History of the explorations
The first geographical reference to the Island of Cancun or Cancuen can be found on a map from 1776 drawn up by the cartographer Juan de Dios Gonzalez. During the 19th century, the island was visited by Captain Richard Owen Smith, John L. Stephens and the Englishman Frederick Catherwood, Alice and Augustus Le Plongeon, William H. Holmes, C. Arnold and F. J. T. Frost; the latter two produced the first drawing of the anthropomorphic head that lends the site its name. In the 20th century, Thomas Gann and Samuel K. Lothrop produced descriptions of various structures as well as several maps and photographs. In 1954, William T. Sanders conducted the first excavations in an attempt to find ceramic materials that would indicate a timeline for the sites of El Rey and San Miguelito. Nine years later, Wyllys Andrews IV led excavations at El Conchero. In the 1970s, Pablo Mayer Guala of the INAH launched the first official research and consolidation project at El Rey. In the subsequent years, the same institution has conducted various consolidation and maintenance works, led by Enrique Terrones G.

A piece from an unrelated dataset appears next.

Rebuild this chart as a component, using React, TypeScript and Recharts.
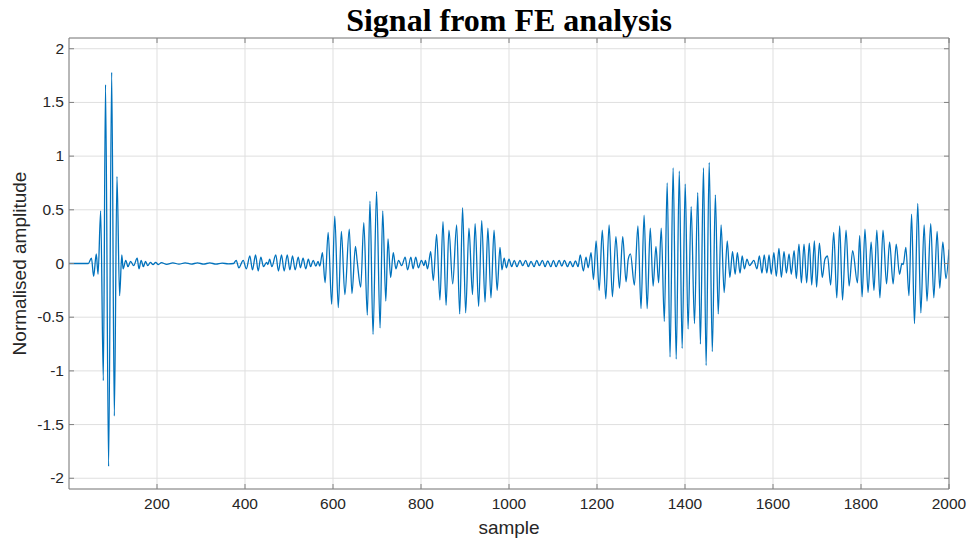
import { CartesianGrid, Line, LineChart, XAxis, YAxis } from "recharts";

// [sample, amplitude] turning points of the FE response, one list per stretch of the record
const leadIn: [number, number][] = [
  [0, 0],
  [44, 0],
];

const impactBurst: [number, number][] = [
  [51, 0.05], [56, -0.12], [62, 0.09], [66, -0.1], [72, 0.49], [78, -1.09],
  [83, 1.665], [90, -1.89], [97, 1.78], [103, -1.42], [109, 0.81], [115, -0.3],
  [120, 0.08], [123, -0.05], [129, 0.03], [134, -0.03], [140, 0.02], [147, -0.02],
  [155, 0.05], [159, -0.05], [164, 0.03], [169, -0.03], [174, 0.02], [179, -0.02],
  [185, 0.01], [191, -0.01], [197, 0.01], [203, -0.01],
];

const quietA: [number, number][] = [
  [210, 0.008], [222, -0.008], [236, 0.006], [250, -0.006], [264, 0.006],
  [278, -0.005], [292, 0.005], [306, -0.005], [320, 0.005], [334, -0.005],
  [348, 0.004], [362, -0.004], [374, 0],
];

const echoA: [number, number][] = [
  [380, 0.03], [386, -0.04], [396, 0.03], [403, -0.05], [411, 0.07], [417, -0.06],
  [424, 0.08], [430, -0.07], [436, 0.06], [442, -0.03], [449, 0.01], [452, -0.01],
  [456, 0.04], [461, -0.03], [470, 0.08], [476, -0.07], [483, 0.08], [489, -0.07],
  [496, 0.08], [502, -0.06], [508, 0.07], [514, -0.06], [521, 0.06], [526, -0.04],
  [532, 0.05], [538, -0.05], [544, 0.04], [549, -0.03], [555, 0.03], [561, -0.025],
  [566, 0.02], [570, -0.025], [576, 0.1], [582, -0.18], [589, 0.29], [597, -0.38],
  [604, 0.44], [612, -0.41], [619, 0.3], [627, -0.29], [637, 0.32], [643, -0.28],
  [651, 0.16], [655, 0.02], [663, -0.22], [670, 0.38], [678, -0.48], [684, 0.58],
  [691, -0.66], [699, 0.67], [707, -0.6], [713, 0.49], [720, -0.35], [725, 0.23],
  [731, -0.13], [737, 0.1], [743, -0.05], [749, 0.03],
];

const quietB: [number, number][] = [
  [756, -0.02], [764, 0.06], [769.5, -0.06], [777, 0.06], [782, -0.05], [788, 0.06],
  [794, -0.04], [801, 0.03], [807, -0.02], [810, 0.03], [815, -0.05],
];

const echoB: [number, number][] = [
  [822, 0.11], [828, -0.16], [835.5, 0.27], [843, -0.34], [850, 0.39], [857, -0.39],
  [863.5, 0.31], [872, -0.19], [881, 0.36], [888, -0.47], [894.5, 0.52], [901.5, -0.46],
  [909, 0.33], [917, -0.29], [923, 0.37], [931, -0.4], [938, 0.4], [945.5, -0.36],
  [952, 0.33], [959, -0.32], [966, 0.31], [973, -0.25], [979.5, 0.15], [984, -0.06],
  [989, 0.05], [994, -0.04],
];

const quietC: [number, number][] = [
  [1000, 0.04], [1006, -0.03], [1012, 0.03], [1018, -0.03], [1025, 0.03], [1031, -0.02],
  [1038, 0.03], [1044, -0.03], [1050, 0.02], [1057, -0.03], [1063, 0.03], [1069, -0.02],
  [1076, 0.03], [1082, -0.03], [1088, 0.025], [1095, -0.03], [1101, 0.03], [1107, -0.03],
  [1114, 0.03], [1120, -0.025], [1126, 0.03], [1133, -0.03], [1139, 0.02], [1145, -0.03],
  [1151, 0.025], [1157, -0.03],
];

const echoC: [number, number][] = [
  [1162, 0.08], [1169, -0.07], [1175, 0.06], [1180, -0.04], [1186.5, 0.1], [1192, -0.15],
  [1198, 0.21], [1205, -0.25], [1212, 0.31], [1220, -0.33], [1227.5, 0.36], [1235, -0.31],
  [1243, 0.25], [1251, -0.23], [1258.5, 0.25], [1266, -0.17], [1271, 0.04], [1276, 0.09],
  [1285, -0.2], [1293, 0.35], [1300, -0.42], [1307, 0.45], [1314, -0.42], [1321, 0.33],
  [1327.5, -0.21], [1334, 0.16], [1340, -0.18], [1346, 0.33], [1353, -0.54], [1359.5, 0.75],
  [1366, -0.87], [1373, 0.89], [1380, -0.89], [1387, 0.86], [1393.5, -0.79], [1400.5, 0.74],
  [1407, -0.61], [1414, 0.53], [1421.5, -0.56], [1429, 0.66], [1435, -0.75], [1442, 0.89],
  [1448, -0.95], [1455, 0.94], [1462, -0.82], [1469, 0.64], [1475.5, -0.47], [1482, 0.36],
  [1489, -0.27], [1496, 0.21], [1502, -0.13], [1508, 0.11], [1514, -0.1], [1519, 0.1],
  [1525, -0.09], [1530, 0.07], [1535, -0.05], [1541, 0.04], [1546.5, -0.02], [1551, 0],
  [1556.5, 0.03], [1563.5, -0.05], [1569, 0.07], [1575, -0.09], [1580, 0.08], [1586, -0.09],
  [1591, 0.08], [1596, -0.1],
];

const echoD: [number, number][] = [
  [1602, 0.1], [1607.5, -0.12], [1613.5, 0.14], [1619, -0.13], [1625, 0.11], [1630.5, -0.09],
  [1636.5, 0.09], [1641.5, -0.1], [1648, 0.12], [1653, -0.14], [1659, 0.18], [1664.5, -0.18],
  [1670.5, 0.18], [1676.5, -0.18], [1682.5, 0.19], [1688, -0.2], [1694, 0.21], [1699, -0.22],
  [1705.5, 0.19], [1712, -0.13], [1718, 0.04], [1724, 0.07], [1731, -0.2], [1738, 0.29],
  [1745, -0.32], [1751.5, 0.35], [1758, -0.34], [1766, 0.31], [1773, -0.21], [1781, 0.12],
  [1792, -0.18], [1797, 0.26], [1802.5, -0.31], [1809, 0.32], [1816, -0.27], [1823, 0.2],
  [1829.5, -0.25], [1836, 0.31], [1843, -0.32], [1850, 0.31], [1858, -0.19], [1865, 0.2],
  [1873, -0.19], [1880, 0.18], [1887.5, -0.1], [1893, 0], [1896, -0.01], [1902, 0.15],
  [1909, -0.3], [1915, 0.46], [1921.5, -0.56], [1929, 0.56], [1936, -0.46], [1943.5, 0.36],
  [1950, -0.35], [1958.5, 0.37], [1965.5, -0.32], [1973, 0.3], [1979, -0.23], [1986, 0.2],
  [1993, -0.14], [2000, 0.13],
];

const xTicks = [200, 400, 600, 800, 1000, 1200, 1400, 1600, 1800, 2000];
const yTicks = [-2, -1.5, -1, -0.5, 0, 0.5, 1, 1.5, 2];

const signal = [
  ...leadIn,
  ...impactBurst,
  ...quietA,
  ...echoA,
  ...quietB,
  ...echoB,
  ...quietC,
  ...echoC,
  ...echoD,
].map(([sample, amplitude]) => ({ sample, amplitude }));

const AXIS = "#808080";
const GRID = "#dfdfdf";
const INK = "#262626";
const FONT = "'Liberation Sans', Arial, Helvetica, sans-serif";
const TICK_SIZE = 15.5;
const LABEL_SIZE = 19;
const TICK_LEN = 5;

function BottomTick(props: any) {
  const { x, y, payload } = props;
  return (
    <g>
      <line x1={x} y1={y} x2={x} y2={y - TICK_LEN} stroke={AXIS} />
      <text x={x} y={y + 20} textAnchor="middle" fill={INK} fontSize={TICK_SIZE} fontFamily={FONT}>
        {payload.value}
      </text>
    </g>
  );
}

function TopTick(props: any) {
  const { x, y } = props;
  return <line x1={x} y1={y} x2={x} y2={y + TICK_LEN} stroke={AXIS} />;
}

function LeftTick(props: any) {
  const { x, y, payload } = props;
  return (
    <g>
      <line x1={x} y1={y} x2={x + TICK_LEN} y2={y} stroke={AXIS} />
      <text x={x - 5} y={y + 5} textAnchor="end" fill={INK} fontSize={TICK_SIZE} fontFamily={FONT}>
        {payload.value}
      </text>
    </g>
  );
}

function RightTick(props: any) {
  const { x, y } = props;
  return <line x1={x} y1={y} x2={x - TICK_LEN} y2={y} stroke={AXIS} />;
}

export default function App() {
  return (
    <div style={{ position: "absolute", left: 0, top: 0, width: 971, height: 539, background: "#fff" }}>
      <div
        style={{
          position: "absolute",
          left: 69,
          width: 880,
          top: 1,
          textAlign: "center",
          fontFamily: "'Liberation Serif', 'Times New Roman', serif",
          fontWeight: 700,
          fontSize: 32,
          color: "#000",
          lineHeight: "38px",
        }}
      >
        Signal from FE analysis
      </div>
      <LineChart width={971} height={539} data={signal} margin={{ top: 0, right: 0, bottom: 0, left: 0 }}>
        <CartesianGrid xAxisId="x" yAxisId="y" stroke={GRID} strokeWidth={1} />
        <XAxis
          xAxisId="x"
          dataKey="sample"
          type="number"
          domain={[0, 2000]}
          ticks={xTicks}
          allowDataOverflow
          height={50}
          tickSize={0}
          tickMargin={0}
          tickLine={false}
          axisLine={{ stroke: AXIS }}
          tick={<BottomTick />}
          label={{ value: "sample", position: "insideBottom", offset: 5, fill: INK, fontSize: LABEL_SIZE, fontFamily: FONT }}
        />
        <XAxis
          xAxisId="xt"
          orientation="top"
          dataKey="sample"
          type="number"
          domain={[0, 2000]}
          ticks={xTicks}
          allowDataOverflow
          height={38}
          tickSize={0}
          tickMargin={0}
          tickLine={false}
          axisLine={{ stroke: AXIS }}
          tick={<TopTick />}
        />
        <YAxis
          yAxisId="y"
          type="number"
          domain={[-2.1, 2.1]}
          ticks={yTicks}
          allowDataOverflow
          width={69}
          tickSize={0}
          tickMargin={0}
          tickLine={false}
          axisLine={{ stroke: AXIS }}
          tick={<LeftTick />}
          label={{
            value: "Normalised amplitude",
            angle: -90,
            position: "insideLeft",
            offset: 19,
            fill: INK,
            fontSize: LABEL_SIZE,
            fontFamily: FONT,
            style: { textAnchor: "middle" },
          }}
        />
        <YAxis
          yAxisId="yr"
          orientation="right"
          type="number"
          domain={[-2.1, 2.1]}
          ticks={yTicks}
          allowDataOverflow
          width={22}
          tickSize={0}
          tickMargin={0}
          tickLine={false}
          axisLine={{ stroke: AXIS }}
          tick={<RightTick />}
        />
        <Line
          xAxisId="x"
          yAxisId="y"
          dataKey="amplitude"
          type="monotone"
          stroke="#0072BD"
          strokeWidth={1.3}
          dot={false}
          activeDot={false}
          isAnimationActive={false}
        />
      </LineChart>
    </div>
  );
}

When the Spaniards arrived with Francisco Hernandez de Cordoba in 1517, the Yucatan Peninsula was divided into 19 chieftainships and Cancun Island belonged to Ecab. The principal economic activities were fishing, farming and the production of salt, honey, copal (a type of resin) and cotton. Between the 13th and 16th centuries, these products were traded via a vast network of terrestrial and maritime routes covering every coast on the peninsula, from Campeche to Central America. Thanks to its location on the edge of the island and status as just one of several coastal enclaves in the pre-Hispanic commercial network, El Rey was able to trade its marine products: dried fish, stingray spines, utensils and ornaments made of shell and conch. In the same way, various foreign goods were imported into the region: basalt grinding stones, knives and flint projectile points, obsidian cores and daggers, beads and earrings made of jadeite and quartz, rings, ornamental bells and copper tweezers. The limited terrain and saline soil shaped the economy of the ancient inhabitants of Cancun Island. Farming alone could not support a large population where scaly fishing, gathering mollusks and turtles provided the staple diet. The island’s occupants build underground pits (chultunes) to store rainwater and supplement the natural sources of fresh water from cenotes and sinkholes.

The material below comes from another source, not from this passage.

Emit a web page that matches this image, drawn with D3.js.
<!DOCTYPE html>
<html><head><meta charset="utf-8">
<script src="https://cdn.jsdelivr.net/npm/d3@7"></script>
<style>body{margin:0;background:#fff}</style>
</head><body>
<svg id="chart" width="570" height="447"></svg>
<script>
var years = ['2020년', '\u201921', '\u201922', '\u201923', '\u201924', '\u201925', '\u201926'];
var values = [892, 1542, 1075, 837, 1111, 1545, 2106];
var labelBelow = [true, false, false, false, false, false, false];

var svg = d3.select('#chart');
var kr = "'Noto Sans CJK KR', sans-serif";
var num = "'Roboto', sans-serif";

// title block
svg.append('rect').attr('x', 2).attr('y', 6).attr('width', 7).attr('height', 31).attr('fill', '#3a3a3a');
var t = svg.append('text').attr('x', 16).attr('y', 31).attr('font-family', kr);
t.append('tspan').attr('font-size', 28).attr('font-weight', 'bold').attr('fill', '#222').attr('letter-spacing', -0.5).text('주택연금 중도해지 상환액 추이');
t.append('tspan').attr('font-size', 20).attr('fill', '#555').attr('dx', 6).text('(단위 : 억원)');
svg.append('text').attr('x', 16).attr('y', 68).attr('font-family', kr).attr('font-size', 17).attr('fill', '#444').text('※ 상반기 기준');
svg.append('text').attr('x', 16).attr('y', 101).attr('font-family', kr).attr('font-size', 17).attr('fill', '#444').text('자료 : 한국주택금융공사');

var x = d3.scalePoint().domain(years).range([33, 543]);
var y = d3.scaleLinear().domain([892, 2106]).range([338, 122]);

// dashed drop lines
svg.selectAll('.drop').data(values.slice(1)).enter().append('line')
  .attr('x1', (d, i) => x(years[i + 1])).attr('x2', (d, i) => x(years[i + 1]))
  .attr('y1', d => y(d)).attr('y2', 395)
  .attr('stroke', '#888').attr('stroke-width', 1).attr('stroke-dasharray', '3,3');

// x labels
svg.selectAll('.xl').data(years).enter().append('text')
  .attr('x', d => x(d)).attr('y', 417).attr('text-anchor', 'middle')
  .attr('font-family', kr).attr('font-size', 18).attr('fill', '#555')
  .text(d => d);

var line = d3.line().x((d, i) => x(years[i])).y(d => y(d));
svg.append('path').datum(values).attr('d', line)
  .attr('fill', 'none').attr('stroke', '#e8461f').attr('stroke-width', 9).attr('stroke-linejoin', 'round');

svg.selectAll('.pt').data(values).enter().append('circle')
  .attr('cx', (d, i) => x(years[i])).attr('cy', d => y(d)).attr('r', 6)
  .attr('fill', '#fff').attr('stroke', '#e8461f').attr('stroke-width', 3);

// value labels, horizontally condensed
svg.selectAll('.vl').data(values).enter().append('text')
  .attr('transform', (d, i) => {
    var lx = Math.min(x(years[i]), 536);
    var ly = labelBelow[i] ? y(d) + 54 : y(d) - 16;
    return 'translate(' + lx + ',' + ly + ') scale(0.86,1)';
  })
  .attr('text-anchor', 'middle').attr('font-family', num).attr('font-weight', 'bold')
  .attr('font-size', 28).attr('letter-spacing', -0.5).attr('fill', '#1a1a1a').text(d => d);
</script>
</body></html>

The pre-Hispanic occupation of the site is denoted by the Tases ceramic group, essentially composed of the Payil, Mama, Navula and Matillas varieties, the latter obtained through trade with the Gulf region of Campeche and Tabasco. The Spanish Conquest led to the disintegration of the trade network on the Caribbean coast, with serious consequences for communities such as El Rey. All the coastal settlements entered a population decline and between the 16th and 18th centuries became prey for English, French and Dutch pirates.
The architectural ruins at El Rey correspond to the Late Postclassic and the East Coast style, and coexisted with the constructions at Tulum, Tancah, Xelha, Xcaret, San Gervasio, Playa del Carmen and even certain buildings at Coba. There are 47 structures at El Rey, which itself covers an area measuring 520 m along the north-south axis and 70 m along the east-west axis. The principal unit or Civic-Ceremonial Precinct is composed of two plazas surrounded by religious constructions comprising temples, altars, adoratoriums and a pyramid platform with architectural evidence of a sub-structure. There are also hypostyle constructions with palatial columns and benches, used as beds, adjoining the interior walls. Situated north of the core area is a 200-m causeway, flanked by residential platforms on which wood and palm dwellings were built. Just south of the core area, three colonnaded temples flank another causeway, this time 300 m in length. Over 500 human burials were found beneath the residential platforms; most show that the humans were buried in a kneeling position. The offerings vary from a simple obsidian or conch knife to ceramic pots and jadeite beads and necklaces. A high ranking dignitary was buried on top of the pyramid platform and the offering associated with this tomb includes a ceramic goblet, two copper tweezers, an arrow shaft made of deer, a conch bracelet and a jadeite necklace. Cranial deformation and dental mutilation can be observed on several skulls, and pathologies such as arthritis and osteoporosis have also been detected, as well as a high degree of vitamin C deficiency. The average lifespan of this population has been estimated at 35 to 40. Like other coastal settlements from this period, El Rey had a texcatl or stone slab for sacrificial use, which confirms that this practice was conducted at the site. The temple known as Structure 3B still contains traces of murals on the interior walls of the vaulted chamber.
Enrique Terrones Gonzalez
From: ‘The Maya: an architectural and landscape guide’, produced jointly by the Junta de Andulacia and the Universidad Autonoma de Mexico, 2010, pp 436-437.
1-6. Structures 1 to 6.
How to get there;
El Rey is located almost towards the end of the long spit of land which houses the so called ‘hotel’ district of Cancun. It’s to be found just over a kilometre after the Museo Maya de Cancun (Cancun Mayan Museum). Buses R1 and R2, to and from downtown Cancun, run regularly along this road. M$12 per journey.